Casal was an ideal project leader, with a deep background in such music. Lead guitarist for the Chris Robinson Brotherhood, he’s also played with the Dead’s Phil Lesh on a number of occasions and sat in with Lesh and Bob Weir for the entire second set of an October 2013 Furthur show at the Los Angeles Greek Theater that demonstrated how seamlessly he can jump into the Dead’s world as he helped spur the band to one of the year’s finest shows. The music from CATS’ album Interludes for the Dead was a runaway winner, with fans digging how the often ambient yet sometimes rocking tracks provided fitting sonic backgrounds for the Fare Thee Well shows when the band wasn’t onstage.

Demand soon arose for more, and so Casal and CATS have taken the project live for a handful of shows over the past year. With CRB bandmate Adam MacDougall on keys, Dan Horne on bass, and Marc Levy on drums, Casal crafted a unit that lives to jam and jams to live. The band has become a trendy aftershow event, such as for late shows they delivered this summer following Dead & Company in Boulder and Phish in New York City. But here, CATS is the main event for a two-night stand at the house that Lesh built.

The first night offered a solid performance, but the quartet shows they’re primed to take things to another level when they open here with what becomes a stunning jam on “Space Wheel”. Paying tribute to one of the Dead’s most spiritual songs on what is nearly the eve of “the Days Between” (when the GD community honors Jerry Garcia from his birthday on August 1 until the date of his Earthly departure on August 9), the song starts off in an ambient mode similar to how the GD would come out of the space section of their shows. But whereas the album track goes on in an ambient manner for its full 17-minute duration, here the band continues to develop the theme and builds up a jamming groove that soon takes on a life of its own. Casal and MacDougall add melodic lines, while the rhythm section picks up the tempo to get the audience moving. It’s only the first song of the night, but the band is soon in “the zone” as they go on to deliver a sensational 30-minute opening jam.

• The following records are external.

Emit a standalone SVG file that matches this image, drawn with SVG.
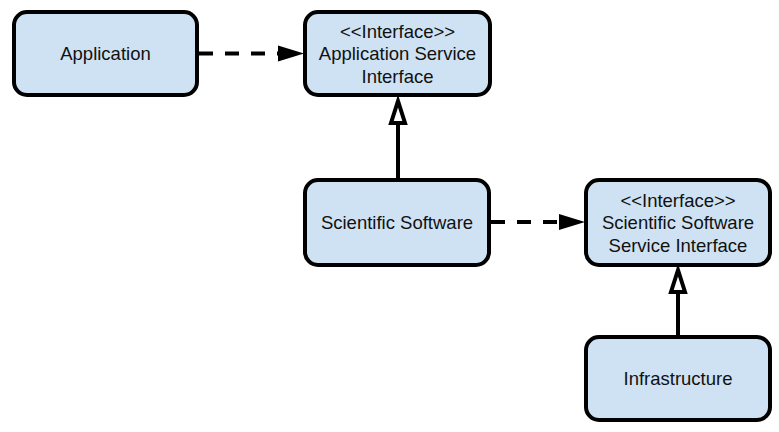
<svg xmlns="http://www.w3.org/2000/svg" width="779" height="432" viewBox="0 0 779 432">
<style>
.node rect{fill:#cfe2f3;stroke:#000;stroke-width:4}
text{font-family:"Liberation Sans",Arial,sans-serif;font-size:18.5px;fill:#111;text-anchor:middle}
.dash{stroke:#000;stroke-width:4;stroke-dasharray:14 12;fill:none}
.solid{stroke:#000;stroke-width:4;fill:none}
.head{fill:#000;stroke:none}
.hollow{fill:#fff;stroke:#000;stroke-width:4;stroke-linejoin:miter}
</style>
<rect width="779" height="432" fill="#fff"/>
<g id="connectors">
<line class="dash" x1="199" y1="53.5" x2="278" y2="53.5"/>
<polygon class="head" points="278,45.5 304,53.5 278,61.5"/>
<line class="solid" x1="398" y1="178" x2="398" y2="123"/>
<polygon class="hollow" points="398,101 391,123 405,123"/>
<line class="dash" x1="491" y1="222" x2="559" y2="222"/>
<polygon class="head" points="559,214 585,222 559,230"/>
<line class="solid" x1="678" y1="335" x2="678" y2="292"/>
<polygon class="hollow" points="678,270 671,292 685,292"/>
</g>
<g id="application" class="node">
<rect x="14" y="12" width="183" height="83" rx="13"/>
<text x="105.5" y="60">Application</text>
</g>
<g id="application-service-interface" class="node">
<rect x="305" y="12" width="185" height="83" rx="13"/>
<text x="397.5" y="37.5">&lt;&lt;Interface&gt;&gt;</text>
<text x="397.5" y="60">Application Service</text>
<text x="397.5" y="82.5">Interface</text>
</g>
<g id="scientific-software" class="node">
<rect x="305" y="180" width="184" height="85" rx="13"/>
<text x="397" y="229">Scientific Software</text>
</g>
<g id="scientific-software-service-interface" class="node">
<rect x="586" y="180" width="184" height="85" rx="13"/>
<text x="678" y="206.5">&lt;&lt;Interface&gt;&gt;</text>
<text x="678" y="229">Scientific Software</text>
<text x="678" y="251.5">Service Interface</text>
</g>
<g id="infrastructure" class="node">
<rect x="586" y="337" width="184" height="83" rx="13"/>
<text x="678" y="385">Infrastructure</text>
</g>
</svg>
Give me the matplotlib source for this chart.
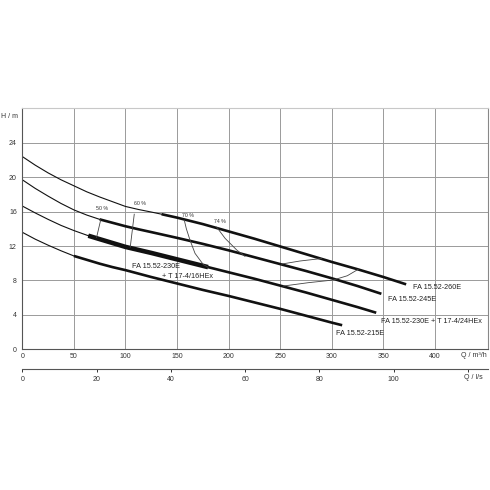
import matplotlib
matplotlib.use('Agg')
import matplotlib.pyplot as plt
import matplotlib.transforms as mtransforms
import numpy as np

plt.rcParams['font.family'] = ['Liberation Sans', 'DejaVu Sans']

# pump curves, Q in m3/h, H in m
q_260 = [0, 12.5, 25, 37.5, 50, 62.5, 75, 87.5, 100, 112.5, 125, 135, 150, 175, 200, 225, 250, 275, 300, 325, 350, 372]
h_260 = [22.4, 21.4, 20.5, 19.7, 19.0, 18.3, 17.7, 17.15, 16.6, 16.25, 15.95, 15.7, 15.3, 14.55, 13.7, 12.85, 11.95, 11.05, 10.15, 9.3, 8.4, 7.55]
thick_260 = 135

q_245 = [0, 12.5, 25, 37.5, 50, 62.5, 75, 87.5, 100, 112.5, 125, 150, 175, 200, 225, 250, 275, 300, 325, 348]
h_245 = [19.7, 18.7, 17.8, 16.95, 16.2, 15.6, 15.1, 14.7, 14.3, 13.95, 13.62, 12.95, 12.25, 11.5, 10.7, 9.9, 9.1, 8.25, 7.35, 6.45]
thick_245 = 75

q_230 = [0, 12.5, 25, 37.5, 50, 64, 75, 87.5, 100, 112.5, 125, 150, 175, 180, 200, 225, 250, 275, 300, 325, 343]
h_230 = [16.65, 15.85, 15.1, 14.4, 13.8, 13.2, 12.8, 12.35, 11.9, 11.55, 11.2, 10.45, 9.7, 9.55, 8.95, 8.2, 7.4, 6.6, 5.75, 4.9, 4.25]
thick_230 = 64
t16_range = (64, 180)  # FA 15.52-230E + T 17-4/16HEx

q_215 = [0, 12.5, 25, 37.5, 50, 62.5, 75, 87.5, 100, 112.5, 125, 150, 175, 200, 225, 250, 275, 300, 310]
h_215 = [13.6, 12.8, 12.1, 11.45, 10.85, 10.4, 9.95, 9.55, 9.2, 8.8, 8.4, 7.65, 6.9, 6.2, 5.45, 4.7, 3.9, 3.1, 2.8]
thick_215 = 50

# efficiency lines
eff50_q, eff50_h = [76, 72], [15.05, 13.0]
eff60_q, eff60_h = [108.5, 104.6], [15.7, 11.85]
eff70a_q = [157, 159, 162.5, 167.4, 175.4, 180]
eff70a_h = [15.0, 14.0, 12.7, 11.15, 9.85, 9.55]
eff70b_q, eff70b_h = [251, 269, 290], [9.9, 10.26, 10.55]
eff74a_q, eff74a_h = [188.4, 196.5, 207.8, 215.8], [14.2, 12.9, 11.54, 10.8]
eff74b_q = [252.8, 277, 301.2, 315, 325.6]
eff74b_h = [7.35, 7.74, 8.05, 8.55, 9.3]

eff_labels = ['50 %', '60 %', '70 %', '74 %']
eff_label_q = [77, 114, 161, 191.6]
eff_label_h = [16.4, 16.95, 15.6, 14.8]

fig = plt.figure(figsize=(4.9, 4.9), dpi=100)
ax = fig.add_axes([0.0455, 0.2871, 0.951, 0.4918])

def draw(q, h, start):
    q = np.array(q)
    h = np.array(h)
    ax.plot(q[q <= start], h[q <= start], color='#111111', lw=0.8)
    ax.plot(q[q >= start], h[q >= start], color='#111111', lw=1.9, solid_capstyle='butt')

draw(q_260, h_260, thick_260)
draw(q_245, h_245, thick_245)
draw(q_230, h_230, thick_230)
draw(q_215, h_215, thick_215)

qa = np.array(q_230)
ha = np.array(h_230)
m = (qa >= t16_range[0]) & (qa <= t16_range[1])
ax.plot(qa[m], ha[m], color='#111111', lw=3.3, solid_capstyle='butt')

ec = '#444444'
for qq, hh in [(eff50_q, eff50_h), (eff60_q, eff60_h), (eff70a_q, eff70a_h),
               (eff70b_q, eff70b_h), (eff74a_q, eff74a_h), (eff74b_q, eff74b_h)]:
    ax.plot(qq, hh, color=ec, lw=0.6)

for t, x, y in zip(eff_labels, eff_label_q, eff_label_h):
    ax.text(x, y, t, fontsize=3.8, color='#333333', ha='center', va='center')

fs = 5.2
tc = '#222222'
ax.text(378.6, 7.2, 'FA 15.52-260E', fontsize=fs, color=tc, va='center')
ax.text(354.4, 5.8, 'FA 15.52-245E', fontsize=fs, color=tc, va='center')
ax.text(347.6, 3.2, 'FA 15.52-230E + T 17-4/24HEx', fontsize=fs, color=tc, va='center')
ax.text(304, 1.85, 'FA 15.52-215E', fontsize=fs, color=tc, va='center')
ax.text(106, 9.65, 'FA 15.52-230E', fontsize=fs, color=tc, va='center')
ax.text(135, 8.5, '+ T 17-4/16HEx', fontsize=fs, color=tc, va='center')

ax.set_xlim(0, 451.6)
ax.set_ylim(0, 28)
ax.set_xticks(np.arange(0, 401, 50))
ax.set_yticks(np.arange(0, 25, 4))
ax.grid(True, color='#9a9a9a', lw=0.7)
ax.tick_params(length=0, labelsize=5, colors='#333333', pad=2.5)
ax.tick_params(axis='y', pad=4)
ax.spines['left'].set_color('#555555')
ax.spines['bottom'].set_color('#555555')
ax.spines['top'].set_color('#c8c8c8')
ax.spines['right'].set_color('#888888')
for s in ax.spines.values():
    s.set_linewidth(0.8)

sec = ax.secondary_xaxis(-0.083, functions=(lambda q: q / 3.6, lambda l: l * 3.6))
sec.set_xticks(np.arange(0, 121, 20))
sec.set_xticklabels(['0', '20', '40', '60', '80', '100', ''])
sec.tick_params(length=2.5, width=0.7, labelsize=5, colors='#333333', pad=2)
sec.spines['bottom'].set_color('#555555')
sec.spines['bottom'].set_linewidth(0.8)

tr = mtransforms.blended_transform_factory(ax.transData, ax.transAxes)
ax.text(437.3, -0.027, 'Q / m³/h', transform=tr, fontsize=5, color='#333333', ha='center', va='center')
ax.text(437.3, -0.116, 'Q / l/s', transform=tr, fontsize=5, color='#333333', ha='center', va='center')
ax.text(-0.0285, 0.965, 'H / m', transform=ax.transAxes, fontsize=5, color='#333333', ha='center', va='center')

fig.savefig('out.png', dpi=100, facecolor='white')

This will turn out to be the theme of the night, as Casal and company take the tunes for extended crowd-pleasing rides. “Saturday’s Children” features an an”Althea” type riff to keep the set grooving along toward the next big highlight which soon follows with a stupendously jammy workout on “Farewell Franklin’s”, a melodic number that riffs off the groove from “Eyes of the World”. The quartet shows their high level of chemistry here, as they build the jam in that dynamic way where it seems the music starts to play the band. Casal delivers some ace lead guitar lines, while MacDougall keeps the harmonics elevated with some psychedelic organ work. Soon Casal is playing a more rhythmic style, while MacDougall conjures some vintage electric piano from what feels like the Miles Davis Bitches Brew or perhaps early ‘70s Garcia jams with keyboardist friends Howard Wales and Merl Saunders . The jam then evolves into what seems more like “I Know You Rider” for a big flourish, with Horne and Levy powering a giant groove that gets the whole room rocking.

Other jams diving into sonic landscapes along the lines of “They Love Each Other”, “West LA Fadeaway” and “Shakedown Street”, with fans reveling in the extended explorations of each. Then there is an interweaving mashup of sorts, with the “Shakedown” jam returning toward the end of the set, except that the groove is more along the lines of the Dead’s original arrangement. This gets the room rocking again before giving way back into an ambient return on what seems like a short reprise of “Space Wheel” to give the set a truly circuitous navigation.

A fun encore of “Scarlotta’s Magnolias” seems to blend the chord progression from “Scarlet Begonias” with a jazzy fusion vibe for a sonic trip that again feels like a blend of the Grateful Dead with Miles Davis (who actually opened for the Dead at the Fillmore one night during the Bitches Brew tour in the spring of 1970.) This could well be the last show of the year for Circles Around the Sun, what with Casal and MacDougall about to embark on a lengthy national tour with the Chris Robinson Brotherhood. CATS is a side project that has taken on a legend of its own though, providing yet another fresh outlet for Grateful Dead music to live and breathe in the ever-evolving manner in which the mythical music has come to demand even more than two decades after the de facto leader of the band bid the Earth farewell.